With an abundance of "All Natural" claims on foods and beverages but no defined standard, The Food Journal has examined the impact of "All Natural" to manufacturers, government agencies, brand managers, retailers and consumers and if the future is dim for the statement.
"Natural is clearly perceived by some brand managers as being a very important claim," says Phil Lempert, editor in chief of The Food Journal. "However, consumer skepticism is growing as shoppers pay attention to the nutritional facts panel and the ingredients on the labels and often it's not so natural."
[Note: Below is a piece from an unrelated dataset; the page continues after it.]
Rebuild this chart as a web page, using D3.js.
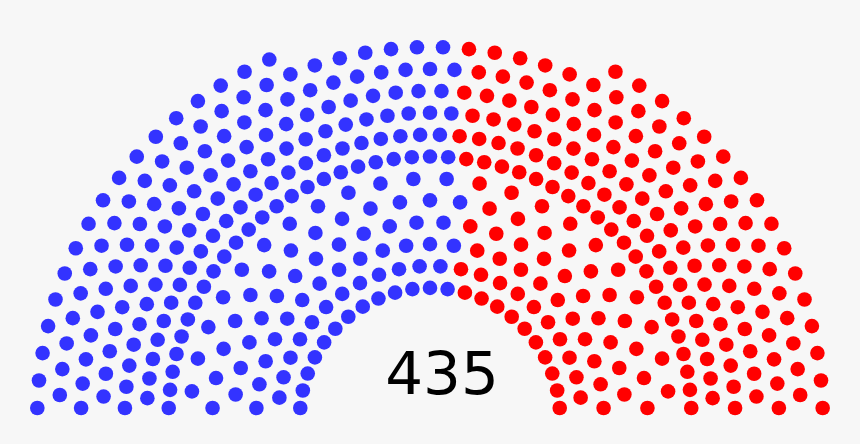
<!DOCTYPE html>
<html>
<head>
<meta charset="utf-8">
<script src="https://cdn.jsdelivr.net/npm/d3@7"></script>
<style>
  html, body { margin: 0; padding: 0; background: #f7f7f7; }
  svg { display: block; }
</style>
</head>
<body>
<svg id="chart" width="860" height="444"></svg>
<script>
// ---- data ----
const parties = ["Democratic", "Republican"];
const partySeats = [233, 202];
const partyColors = ["#3333ff", "#ff0000"];
const totalLabel = "435";
// seat grid (spokes) per row, inner to outer, and seats actually used per row
const rowGrid  = [23, 23, 23, 23, 23, 23, 45, 45, 45, 45, 45, 45, 45];
const rowSeats = [23, 22, 23, 22, 23, 22, 45, 44, 45, 44, 45, 44, 33];

// ---- layout ----
const W = 860, H = 444;
const cx = 430, cy = 418;
const bottomLift = 10;      // seat centre height above baseline for end seats
const dotR = 7.3;

const rScale = d3.scaleLinear().domain([0, rowGrid.length - 1]).range([130.1, 392.8]);
const color = d3.scaleOrdinal().domain(parties).range(partyColors);

const seats = [];
rowGrid.forEach((N, k) => {
  const R = rScale(k);
  const s = Math.asin(bottomLift / R);
  const step = (Math.PI - 2 * s) / (N - 1);
  const n = rowSeats[k];
  if (n === N) {
    for (let j = 0; j < N; j++) seats.push({ R, a: s + j * step, key: s + j * step });
  } else if (n === N - 1) {
    for (let j = 0; j < n; j++) seats.push({ R, a: s + (j + 0.5) * step, key: s + (j + 1) * step });
  } else {
    const left = Math.ceil(n / 2), right = n - left;
    for (let j = 0; j < left; j++) seats.push({ R, a: s + j * step, key: s + j * step });
    for (let j = N - right; j < N; j++) seats.push({ R, a: s + j * step, key: s + j * step });
  }
});
seats.sort((p, q) => p.key - q.key);

// assign parties in order from the left
let idx = 0;
parties.forEach((p, i) => {
  for (let c = 0; c < partySeats[i]; c++) seats[idx++].party = p;
});

const svg = d3.select("#chart");
svg.append("rect").attr("width", W).attr("height", H).attr("fill", "#f7f7f7");

svg.append("g")
  .selectAll("circle")
  .data(seats)
  .join("circle")
  .attr("cx", d => cx - d.R * Math.cos(d.a))
  .attr("cy", d => cy - d.R * Math.sin(d.a))
  .attr("r", dotR)
  .attr("fill", d => color(d.party));

svg.append("text")
  .attr("x", 442)
  .attr("y", 394)
  .attr("text-anchor", "middle")
  .attr("font-family", "DejaVu Sans, sans-serif")
  .attr("font-size", 59.5)
  .attr("fill", "#000")
  .text(totalLabel);
</script>
</body>
</html>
According to the FDA, "it is difficult to define a food product that is 'natural' because the food has probably been processed and is no longer the product of the earth." The FDA has yet to define the claim, but does not object to it appearing on a label if a food does not contain "added color, artificial flavors or synthetic substances."
Based on USDA filings between 2003 and 2010, the amount of new "Natural" product launches increased from 1,380 to 2,145 annually. According to Mintel, new product introductions with "Natural" claims are at 11.81 percent in 2012 compared to Organic at 6.35 percent.
While analyzing the topic from various perspectives, the May 14, 2013, issue of The Food Journal also contains commentaries from Mitsuru Shimizu, Ph.D., a post-doctoral associate at Cornell University, Cornell Food and Brand Lab and Dan Donovan, spokesperson for Giant Eagle Supermarkets.